Like hundreds of thousands of Uighurs, he had simply disappeared into a legal black hole.
And the video bears all the hallmarks of the forced, televised confessions regularly produced by the combined efforts of China’s Communist Party-controlled courts, police investigators and state-run media.
China has been quick to claim that the reports of Mr Heyit’s death prove that much of the criticism of the situation in Xinjiang is based on falsehoods.
But critics will continue to argue that the confusion – stemming from the lack of any independent scrutiny – shows precisely why there’s such growing concern, even, finally, in Turkey.
China’s hidden camps
What do we know about Heyit’s fate?
Amnesty International has said it is very concerned about reports of his death.
He was a celebrated player of the dutar, a two-stringed instrument that is notoriously hard to master. At one time, he was venerated across China. He studied music in Beijing and later performed with national arts troupes.
Mr Heyit’s detention reportedly stemmed from a song he had performed, titled Fathers. It takes its lyrics from a Uighur poem calling on younger generations to respect the sacrifices of those before them.

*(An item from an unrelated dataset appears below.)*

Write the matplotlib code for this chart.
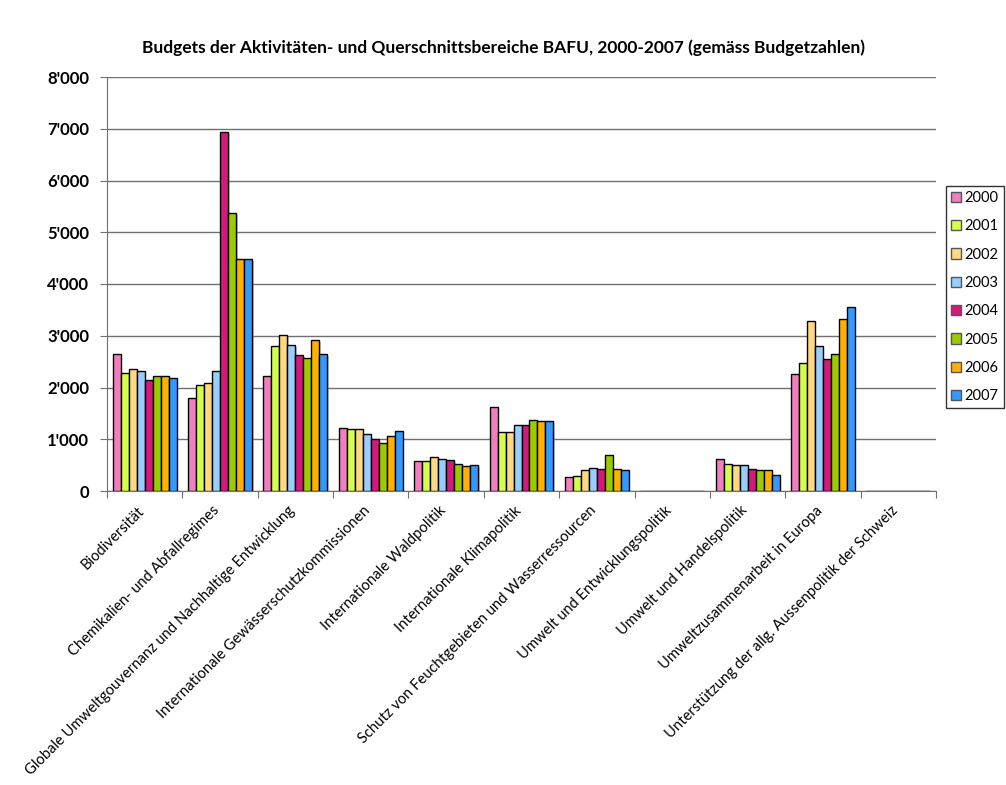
import matplotlib.pyplot as plt
import numpy as np

plt.rcParams["font.family"] = ["Lato", "DejaVu Sans"]

categories = [
    "Biodiversität",
    "Chemikalien- und Abfallregimes",
    "Globale Umweltgouvernanz und Nachhaltige Entwicklung",
    "Internationale Gewässerschutzkommissionen",
    "Internationale Waldpolitik",
    "Internationale Klimapolitik",
    "Schutz von Feuchtgebieten und Wasserressourcen",
    "Umwelt und Entwicklungspolitik",
    "Umwelt und Handelspolitik",
    "Umweltzusammenarbeit in Europa",
    "Unterstützung der allg. Aussenpolitik der Schweiz",
]
years = ["2000", "2001", "2002", "2003", "2004", "2005", "2006", "2007"]

v2000 = [2645, 1803, 2228, 1217, 573, 1617, 271, 0, 625, 2267, 0]
v2001 = [2274, 2042, 2802, 1198, 573, 1134, 297, 0, 528, 2473, 0]
v2002 = [2357, 2081, 3008, 1198, 651, 1134, 406, 0, 502, 3279, 0]
v2003 = [2313, 2313, 2815, 1095, 612, 1282, 438, 0, 502, 2808, 0]
v2004 = [2145, 6931, 2628, 1011, 593, 1276, 425, 0, 419, 2545, 0]
v2005 = [2216, 5378, 2570, 928, 528, 1366, 689, 0, 400, 2641, 0]
v2006 = [2228, 4477, 2924, 1069, 483, 1346, 425, 0, 400, 3318, 0]
v2007 = [2184, 4477, 2647, 1159, 509, 1346, 406, 0, 316, 3561, 0]
series = [v2000, v2001, v2002, v2003, v2004, v2005, v2006, v2007]

colors = ["#F07FBF", "#D4FF4F", "#FFD884", "#99CCFF",
          "#D21A7A", "#99CC00", "#FFB000", "#3399FF"]

fig = plt.figure(figsize=(10.06, 7.85), dpi=100)
ax = fig.add_axes([107 / 1006, 1 - 491 / 785, (936 - 107) / 1006, (491 - 77) / 785])

x = np.arange(len(categories))
w = 0.106
for j, (vals, c) in enumerate(zip(series, colors)):
    pos = x + (j - 3.5) * w
    # soft shadow behind bars
    ax.bar(pos + 0.02, vals, w, bottom=-40, color="#9a9a9a", alpha=0.5, zorder=2)
    ax.bar(pos, vals, w, color=c, edgecolor="black", linewidth=1.0,
           label=years[j], zorder=3)

ax.set_xlim(-0.5, len(categories) - 0.5)
ax.set_ylim(0, 8000)
ax.set_yticks(range(0, 8001, 1000))
ax.set_yticklabels(["0"] + [f"{k}'000" for k in range(1, 9)], fontsize=12, fontweight="bold")
ax.yaxis.grid(True, color="#707070", linewidth=1)
ax.set_axisbelow(True)

ax.set_xticks(np.arange(len(categories) + 1) - 0.5)
ax.set_xticklabels([])
ax.set_xticks(x - 0.1, minor=True)
ax.set_xticklabels(categories, minor=True, rotation=45, ha="right",
                   rotation_mode="anchor", fontsize=10.6)
ax.tick_params(axis="x", which="minor", length=0, pad=9)
ax.tick_params(axis="x", which="major", length=5, color="#707070")
ax.tick_params(axis="y", length=5, color="#707070", pad=8)

for s in ["top", "right"]:
    ax.spines[s].set_visible(False)
for s in ["left", "bottom"]:
    ax.spines[s].set_color("#707070")

leg = fig.legend(loc="upper right", bbox_to_anchor=(1004 / 1006, 1 - 186 / 785),
                 fontsize=10.5, frameon=True, fancybox=False, edgecolor="black",
                 handlelength=0.7, handleheight=0.7, handletextpad=0.25,
                 borderpad=0.35, labelspacing=0.98, borderaxespad=0)
for h in leg.legend_handles:
    h.set_edgecolor("#555555")

fig.text(0.5, 1 - 48 / 785,
         "Budgets der Aktivitäten- und Querschnittsbereiche BAFU, 2000-2007 (gemäss Budgetzahlen)",
         ha="center", va="center", fontsize=12.5, fontweight="bold")

fig.savefig("out.png", dpi=100)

But three words in the lyrics – “martyrs of war” – apparently led Chinese authorities to conclude that Mr Heyit presented a terrorist threat.
Who are the Uighurs?
The Uighurs make up about 45% of the population in Xinjiang.
They see themselves as culturally and ethnically close to Central Asian nations.
In recent decades, large numbers of Han Chinese (China’s ethnic majority) have migrated to Xinjiang, and the Uighurs feel their culture and livelihoods are under threat.
Xinjiang is officially designated as an autonomous region within China, like Tibet to its south.